» Problem to work on: Return the listing below unchanged, minus its pictures.

» Supplied data:

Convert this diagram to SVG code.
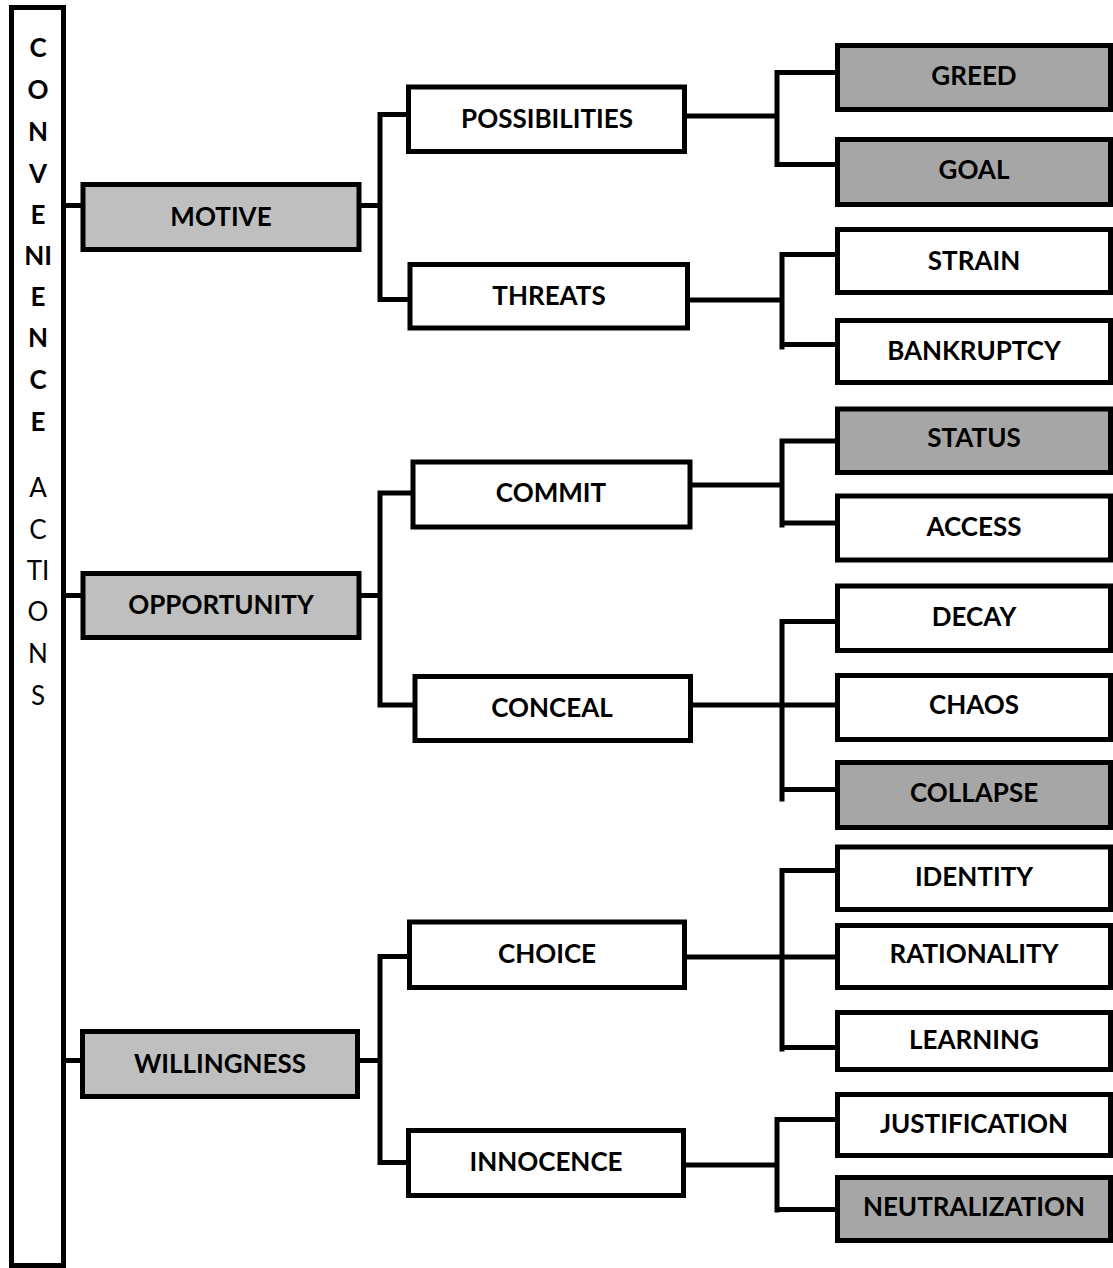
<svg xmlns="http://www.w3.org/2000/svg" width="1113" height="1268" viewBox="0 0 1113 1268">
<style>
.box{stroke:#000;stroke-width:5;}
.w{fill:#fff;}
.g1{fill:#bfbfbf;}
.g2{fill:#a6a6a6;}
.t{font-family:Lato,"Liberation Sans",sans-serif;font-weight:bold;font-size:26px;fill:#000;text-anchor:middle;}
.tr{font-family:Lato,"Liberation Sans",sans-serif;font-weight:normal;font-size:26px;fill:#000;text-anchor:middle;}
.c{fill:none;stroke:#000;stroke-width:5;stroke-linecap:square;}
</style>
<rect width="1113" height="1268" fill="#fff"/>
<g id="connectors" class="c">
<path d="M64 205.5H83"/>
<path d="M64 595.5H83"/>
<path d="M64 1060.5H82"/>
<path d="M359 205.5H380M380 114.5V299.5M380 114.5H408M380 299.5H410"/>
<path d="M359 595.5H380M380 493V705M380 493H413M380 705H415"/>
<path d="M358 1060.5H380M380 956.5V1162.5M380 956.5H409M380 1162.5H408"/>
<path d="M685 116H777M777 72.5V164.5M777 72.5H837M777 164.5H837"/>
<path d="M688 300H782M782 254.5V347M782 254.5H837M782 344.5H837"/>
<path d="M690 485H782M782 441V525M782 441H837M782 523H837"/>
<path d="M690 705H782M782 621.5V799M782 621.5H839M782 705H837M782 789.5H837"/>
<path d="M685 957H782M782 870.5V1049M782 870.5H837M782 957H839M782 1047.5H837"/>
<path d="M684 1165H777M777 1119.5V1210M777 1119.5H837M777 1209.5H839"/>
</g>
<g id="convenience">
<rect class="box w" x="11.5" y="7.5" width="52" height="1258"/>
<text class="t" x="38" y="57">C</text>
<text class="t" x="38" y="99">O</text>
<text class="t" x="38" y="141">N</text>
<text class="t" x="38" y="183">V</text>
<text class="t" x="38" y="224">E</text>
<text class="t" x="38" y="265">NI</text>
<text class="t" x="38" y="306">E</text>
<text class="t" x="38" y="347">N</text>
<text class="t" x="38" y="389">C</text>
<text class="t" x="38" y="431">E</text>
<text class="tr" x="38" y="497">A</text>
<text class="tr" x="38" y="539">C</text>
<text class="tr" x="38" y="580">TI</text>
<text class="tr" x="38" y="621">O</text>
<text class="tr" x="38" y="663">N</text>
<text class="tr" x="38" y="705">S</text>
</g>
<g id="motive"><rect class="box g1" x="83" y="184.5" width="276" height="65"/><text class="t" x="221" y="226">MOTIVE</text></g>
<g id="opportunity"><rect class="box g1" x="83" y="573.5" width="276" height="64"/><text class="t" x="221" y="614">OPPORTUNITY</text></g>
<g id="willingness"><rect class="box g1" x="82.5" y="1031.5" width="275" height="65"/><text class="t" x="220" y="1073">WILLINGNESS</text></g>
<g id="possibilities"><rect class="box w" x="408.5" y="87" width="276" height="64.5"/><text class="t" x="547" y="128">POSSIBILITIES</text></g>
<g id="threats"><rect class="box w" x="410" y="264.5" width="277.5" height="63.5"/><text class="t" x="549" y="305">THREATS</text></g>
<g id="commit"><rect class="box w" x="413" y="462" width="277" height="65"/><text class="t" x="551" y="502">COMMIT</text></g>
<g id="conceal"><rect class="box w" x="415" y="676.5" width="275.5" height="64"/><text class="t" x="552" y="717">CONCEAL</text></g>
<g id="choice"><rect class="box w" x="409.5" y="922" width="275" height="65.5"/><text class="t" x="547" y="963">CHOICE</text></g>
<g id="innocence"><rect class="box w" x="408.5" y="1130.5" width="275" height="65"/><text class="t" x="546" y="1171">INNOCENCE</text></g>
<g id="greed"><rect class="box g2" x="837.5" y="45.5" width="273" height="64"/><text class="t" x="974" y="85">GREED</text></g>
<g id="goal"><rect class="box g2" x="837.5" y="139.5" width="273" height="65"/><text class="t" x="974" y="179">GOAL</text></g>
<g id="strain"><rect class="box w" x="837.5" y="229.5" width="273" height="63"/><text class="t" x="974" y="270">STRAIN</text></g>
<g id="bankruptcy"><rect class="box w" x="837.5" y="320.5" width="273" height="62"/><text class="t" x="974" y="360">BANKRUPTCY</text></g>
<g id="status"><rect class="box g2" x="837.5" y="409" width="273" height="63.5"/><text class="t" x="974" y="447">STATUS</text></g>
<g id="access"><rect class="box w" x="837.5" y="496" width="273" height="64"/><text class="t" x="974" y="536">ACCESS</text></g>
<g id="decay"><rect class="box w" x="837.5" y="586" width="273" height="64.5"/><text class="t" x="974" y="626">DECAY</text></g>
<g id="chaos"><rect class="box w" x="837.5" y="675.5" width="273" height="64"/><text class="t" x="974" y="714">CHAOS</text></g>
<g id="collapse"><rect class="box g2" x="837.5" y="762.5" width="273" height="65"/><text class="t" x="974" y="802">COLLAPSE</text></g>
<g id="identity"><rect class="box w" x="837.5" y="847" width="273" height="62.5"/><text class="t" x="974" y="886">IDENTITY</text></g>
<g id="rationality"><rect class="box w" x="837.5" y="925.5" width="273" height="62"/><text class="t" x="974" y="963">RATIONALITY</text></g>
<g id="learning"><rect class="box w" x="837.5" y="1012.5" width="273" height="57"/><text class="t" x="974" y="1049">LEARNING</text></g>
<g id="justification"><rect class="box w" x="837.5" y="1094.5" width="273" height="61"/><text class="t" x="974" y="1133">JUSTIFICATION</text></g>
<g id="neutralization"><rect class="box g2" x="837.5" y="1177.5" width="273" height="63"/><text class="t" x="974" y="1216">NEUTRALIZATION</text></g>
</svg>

» Task answer:
Convert this diagram to SVG code.
<svg xmlns="http://www.w3.org/2000/svg" width="1113" height="1268" viewBox="0 0 1113 1268">
<style>
.box{stroke:#000;stroke-width:5;}
.w{fill:#fff;}
.g1{fill:#bfbfbf;}
.g2{fill:#a6a6a6;}
.t{font-family:Lato,"Liberation Sans",sans-serif;font-weight:bold;font-size:26px;fill:#000;text-anchor:middle;}
.tr{font-family:Lato,"Liberation Sans",sans-serif;font-weight:normal;font-size:26px;fill:#000;text-anchor:middle;}
.c{fill:none;stroke:#000;stroke-width:5;stroke-linecap:square;}
</style>
<rect width="1113" height="1268" fill="#fff"/>
<g id="connectors" class="c">
<path d="M64 205.5H83"/>
<path d="M64 595.5H83"/>
<path d="M64 1060.5H82"/>
<path d="M359 205.5H380M380 114.5V299.5M380 114.5H408M380 299.5H410"/>
<path d="M359 595.5H380M380 493V705M380 493H413M380 705H415"/>
<path d="M358 1060.5H380M380 956.5V1162.5M380 956.5H409M380 1162.5H408"/>
<path d="M685 116H777M777 72.5V164.5M777 72.5H837M777 164.5H837"/>
<path d="M688 300H782M782 254.5V347M782 254.5H837M782 344.5H837"/>
<path d="M690 485H782M782 441V525M782 441H837M782 523H837"/>
<path d="M690 705H782M782 621.5V799M782 621.5H839M782 705H837M782 789.5H837"/>
<path d="M685 957H782M782 870.5V1049M782 870.5H837M782 957H839M782 1047.5H837"/>
<path d="M684 1165H777M777 1119.5V1210M777 1119.5H837M777 1209.5H839"/>
</g>
<g id="convenience">
<rect class="box w" x="11.5" y="7.5" width="52" height="1258"/>
<text class="t" x="38" y="57">C</text>
<text class="t" x="38" y="99">O</text>
<text class="t" x="38" y="141">N</text>
<text class="t" x="38" y="183">V</text>
<text class="t" x="38" y="224">E</text>
<text class="t" x="38" y="265">NI</text>
<text class="t" x="38" y="306">E</text>
<text class="t" x="38" y="347">N</text>
<text class="t" x="38" y="389">C</text>
<text class="t" x="38" y="431">E</text>
<text class="tr" x="38" y="497">A</text>
<text class="tr" x="38" y="539">C</text>
<text class="tr" x="38" y="580">TI</text>
<text class="tr" x="38" y="621">O</text>
<text class="tr" x="38" y="663">N</text>
<text class="tr" x="38" y="705">S</text>
</g>
<g id="motive"><rect class="box g1" x="83" y="184.5" width="276" height="65"/><text class="t" x="221" y="226">MOTIVE</text></g>
<g id="opportunity"><rect class="box g1" x="83" y="573.5" width="276" height="64"/><text class="t" x="221" y="614">OPPORTUNITY</text></g>
<g id="willingness"><rect class="box g1" x="82.5" y="1031.5" width="275" height="65"/><text class="t" x="220" y="1073">WILLINGNESS</text></g>
<g id="possibilities"><rect class="box w" x="408.5" y="87" width="276" height="64.5"/><text class="t" x="547" y="128">POSSIBILITIES</text></g>
<g id="threats"><rect class="box w" x="410" y="264.5" width="277.5" height="63.5"/><text class="t" x="549" y="305">THREATS</text></g>
<g id="commit"><rect class="box w" x="413" y="462" width="277" height="65"/><text class="t" x="551" y="502">COMMIT</text></g>
<g id="conceal"><rect class="box w" x="415" y="676.5" width="275.5" height="64"/><text class="t" x="552" y="717">CONCEAL</text></g>
<g id="choice"><rect class="box w" x="409.5" y="922" width="275" height="65.5"/><text class="t" x="547" y="963">CHOICE</text></g>
<g id="innocence"><rect class="box w" x="408.5" y="1130.5" width="275" height="65"/><text class="t" x="546" y="1171">INNOCENCE</text></g>
<g id="greed"><rect class="box g2" x="837.5" y="45.5" width="273" height="64"/><text class="t" x="974" y="85">GREED</text></g>
<g id="goal"><rect class="box g2" x="837.5" y="139.5" width="273" height="65"/><text class="t" x="974" y="179">GOAL</text></g>
<g id="strain"><rect class="box w" x="837.5" y="229.5" width="273" height="63"/><text class="t" x="974" y="270">STRAIN</text></g>
<g id="bankruptcy"><rect class="box w" x="837.5" y="320.5" width="273" height="62"/><text class="t" x="974" y="360">BANKRUPTCY</text></g>
<g id="status"><rect class="box g2" x="837.5" y="409" width="273" height="63.5"/><text class="t" x="974" y="447">STATUS</text></g>
<g id="access"><rect class="box w" x="837.5" y="496" width="273" height="64"/><text class="t" x="974" y="536">ACCESS</text></g>
<g id="decay"><rect class="box w" x="837.5" y="586" width="273" height="64.5"/><text class="t" x="974" y="626">DECAY</text></g>
<g id="chaos"><rect class="box w" x="837.5" y="675.5" width="273" height="64"/><text class="t" x="974" y="714">CHAOS</text></g>
<g id="collapse"><rect class="box g2" x="837.5" y="762.5" width="273" height="65"/><text class="t" x="974" y="802">COLLAPSE</text></g>
<g id="identity"><rect class="box w" x="837.5" y="847" width="273" height="62.5"/><text class="t" x="974" y="886">IDENTITY</text></g>
<g id="rationality"><rect class="box w" x="837.5" y="925.5" width="273" height="62"/><text class="t" x="974" y="963">RATIONALITY</text></g>
<g id="learning"><rect class="box w" x="837.5" y="1012.5" width="273" height="57"/><text class="t" x="974" y="1049">LEARNING</text></g>
<g id="justification"><rect class="box w" x="837.5" y="1094.5" width="273" height="61"/><text class="t" x="974" y="1133">JUSTIFICATION</text></g>
<g id="neutralization"><rect class="box g2" x="837.5" y="1177.5" width="273" height="63"/><text class="t" x="974" y="1216">NEUTRALIZATION</text></g>
</svg>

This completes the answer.